Goal:
Reproduce the listing below exactly. Pictures do not belong in the copy.

Source excerpt:

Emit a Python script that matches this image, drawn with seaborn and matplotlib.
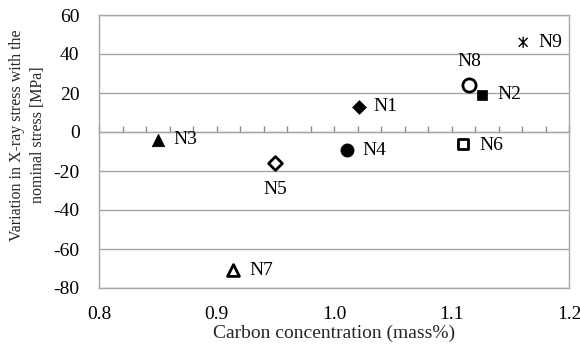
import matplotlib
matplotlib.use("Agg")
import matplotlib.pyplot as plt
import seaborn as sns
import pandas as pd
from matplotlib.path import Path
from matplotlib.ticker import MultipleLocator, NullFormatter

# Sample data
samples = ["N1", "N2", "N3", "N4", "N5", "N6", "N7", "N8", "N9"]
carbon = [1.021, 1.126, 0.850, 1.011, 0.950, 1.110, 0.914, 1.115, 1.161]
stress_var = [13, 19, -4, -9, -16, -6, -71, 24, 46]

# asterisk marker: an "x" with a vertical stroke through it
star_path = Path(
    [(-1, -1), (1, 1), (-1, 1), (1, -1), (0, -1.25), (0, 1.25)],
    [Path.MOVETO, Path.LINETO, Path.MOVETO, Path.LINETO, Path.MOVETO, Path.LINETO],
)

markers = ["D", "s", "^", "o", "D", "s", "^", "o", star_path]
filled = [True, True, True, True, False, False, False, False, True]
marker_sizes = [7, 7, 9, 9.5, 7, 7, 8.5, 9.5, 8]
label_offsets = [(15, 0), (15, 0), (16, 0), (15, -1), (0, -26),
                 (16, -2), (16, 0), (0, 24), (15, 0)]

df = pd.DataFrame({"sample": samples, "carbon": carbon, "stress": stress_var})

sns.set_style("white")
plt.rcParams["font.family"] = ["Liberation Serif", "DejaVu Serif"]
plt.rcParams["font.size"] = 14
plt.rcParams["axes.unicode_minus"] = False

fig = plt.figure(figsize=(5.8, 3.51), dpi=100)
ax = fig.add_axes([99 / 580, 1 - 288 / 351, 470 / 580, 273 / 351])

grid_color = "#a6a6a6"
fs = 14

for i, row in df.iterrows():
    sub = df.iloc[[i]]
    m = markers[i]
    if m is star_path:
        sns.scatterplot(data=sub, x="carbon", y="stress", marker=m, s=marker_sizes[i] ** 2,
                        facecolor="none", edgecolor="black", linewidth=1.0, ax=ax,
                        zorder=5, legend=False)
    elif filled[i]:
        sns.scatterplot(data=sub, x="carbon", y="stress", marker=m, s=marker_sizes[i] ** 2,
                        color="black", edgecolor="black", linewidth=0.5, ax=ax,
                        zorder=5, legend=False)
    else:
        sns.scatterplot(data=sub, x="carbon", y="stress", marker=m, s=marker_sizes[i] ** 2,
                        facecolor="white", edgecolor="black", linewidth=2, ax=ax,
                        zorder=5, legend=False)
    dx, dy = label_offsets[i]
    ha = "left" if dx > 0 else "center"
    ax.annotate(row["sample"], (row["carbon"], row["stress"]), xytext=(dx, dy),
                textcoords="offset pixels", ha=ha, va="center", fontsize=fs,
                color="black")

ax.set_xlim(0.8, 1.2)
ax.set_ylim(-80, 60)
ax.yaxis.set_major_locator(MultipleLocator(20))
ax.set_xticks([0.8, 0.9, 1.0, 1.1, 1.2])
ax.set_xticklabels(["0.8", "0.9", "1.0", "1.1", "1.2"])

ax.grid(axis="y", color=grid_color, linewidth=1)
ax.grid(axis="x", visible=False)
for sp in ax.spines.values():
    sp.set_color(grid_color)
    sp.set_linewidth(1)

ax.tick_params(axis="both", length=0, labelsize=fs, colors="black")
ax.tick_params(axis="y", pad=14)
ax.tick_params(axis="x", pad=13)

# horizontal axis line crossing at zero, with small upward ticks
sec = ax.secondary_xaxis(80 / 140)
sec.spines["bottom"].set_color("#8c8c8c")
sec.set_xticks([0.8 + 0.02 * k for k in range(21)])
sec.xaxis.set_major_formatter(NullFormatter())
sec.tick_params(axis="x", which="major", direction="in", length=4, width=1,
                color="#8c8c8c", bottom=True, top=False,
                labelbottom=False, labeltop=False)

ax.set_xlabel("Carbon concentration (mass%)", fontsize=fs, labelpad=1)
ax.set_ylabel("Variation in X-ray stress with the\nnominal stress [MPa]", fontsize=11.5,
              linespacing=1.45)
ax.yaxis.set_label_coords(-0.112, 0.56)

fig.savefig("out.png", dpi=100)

Output:
Emit a Python script that matches this image, drawn with seaborn and matplotlib.
import matplotlib
matplotlib.use("Agg")
import matplotlib.pyplot as plt
import seaborn as sns
import pandas as pd
from matplotlib.path import Path
from matplotlib.ticker import MultipleLocator, NullFormatter

# Sample data
samples = ["N1", "N2", "N3", "N4", "N5", "N6", "N7", "N8", "N9"]
carbon = [1.021, 1.126, 0.850, 1.011, 0.950, 1.110, 0.914, 1.115, 1.161]
stress_var = [13, 19, -4, -9, -16, -6, -71, 24, 46]

# asterisk marker: an "x" with a vertical stroke through it
star_path = Path(
    [(-1, -1), (1, 1), (-1, 1), (1, -1), (0, -1.25), (0, 1.25)],
    [Path.MOVETO, Path.LINETO, Path.MOVETO, Path.LINETO, Path.MOVETO, Path.LINETO],
)

markers = ["D", "s", "^", "o", "D", "s", "^", "o", star_path]
filled = [True, True, True, True, False, False, False, False, True]
marker_sizes = [7, 7, 9, 9.5, 7, 7, 8.5, 9.5, 8]
label_offsets = [(15, 0), (15, 0), (16, 0), (15, -1), (0, -26),
                 (16, -2), (16, 0), (0, 24), (15, 0)]

df = pd.DataFrame({"sample": samples, "carbon": carbon, "stress": stress_var})

sns.set_style("white")
plt.rcParams["font.family"] = ["Liberation Serif", "DejaVu Serif"]
plt.rcParams["font.size"] = 14
plt.rcParams["axes.unicode_minus"] = False

fig = plt.figure(figsize=(5.8, 3.51), dpi=100)
ax = fig.add_axes([99 / 580, 1 - 288 / 351, 470 / 580, 273 / 351])

grid_color = "#a6a6a6"
fs = 14

for i, row in df.iterrows():
    sub = df.iloc[[i]]
    m = markers[i]
    if m is star_path:
        sns.scatterplot(data=sub, x="carbon", y="stress", marker=m, s=marker_sizes[i] ** 2,
                        facecolor="none", edgecolor="black", linewidth=1.0, ax=ax,
                        zorder=5, legend=False)
    elif filled[i]:
        sns.scatterplot(data=sub, x="carbon", y="stress", marker=m, s=marker_sizes[i] ** 2,
                        color="black", edgecolor="black", linewidth=0.5, ax=ax,
                        zorder=5, legend=False)
    else:
        sns.scatterplot(data=sub, x="carbon", y="stress", marker=m, s=marker_sizes[i] ** 2,
                        facecolor="white", edgecolor="black", linewidth=2, ax=ax,
                        zorder=5, legend=False)
    dx, dy = label_offsets[i]
    ha = "left" if dx > 0 else "center"
    ax.annotate(row["sample"], (row["carbon"], row["stress"]), xytext=(dx, dy),
                textcoords="offset pixels", ha=ha, va="center", fontsize=fs,
                color="black")

ax.set_xlim(0.8, 1.2)
ax.set_ylim(-80, 60)
ax.yaxis.set_major_locator(MultipleLocator(20))
ax.set_xticks([0.8, 0.9, 1.0, 1.1, 1.2])
ax.set_xticklabels(["0.8", "0.9", "1.0", "1.1", "1.2"])

ax.grid(axis="y", color=grid_color, linewidth=1)
ax.grid(axis="x", visible=False)
for sp in ax.spines.values():
    sp.set_color(grid_color)
    sp.set_linewidth(1)

ax.tick_params(axis="both", length=0, labelsize=fs, colors="black")
ax.tick_params(axis="y", pad=14)
ax.tick_params(axis="x", pad=13)

# horizontal axis line crossing at zero, with small upward ticks
sec = ax.secondary_xaxis(80 / 140)
sec.spines["bottom"].set_color("#8c8c8c")
sec.set_xticks([0.8 + 0.02 * k for k in range(21)])
sec.xaxis.set_major_formatter(NullFormatter())
sec.tick_params(axis="x", which="major", direction="in", length=4, width=1,
                color="#8c8c8c", bottom=True, top=False,
                labelbottom=False, labeltop=False)

ax.set_xlabel("Carbon concentration (mass%)", fontsize=fs, labelpad=1)
ax.set_ylabel("Variation in X-ray stress with the\nnominal stress [MPa]", fontsize=11.5,
              linespacing=1.45)
ax.yaxis.set_label_coords(-0.112, 0.56)

fig.savefig("out.png", dpi=100)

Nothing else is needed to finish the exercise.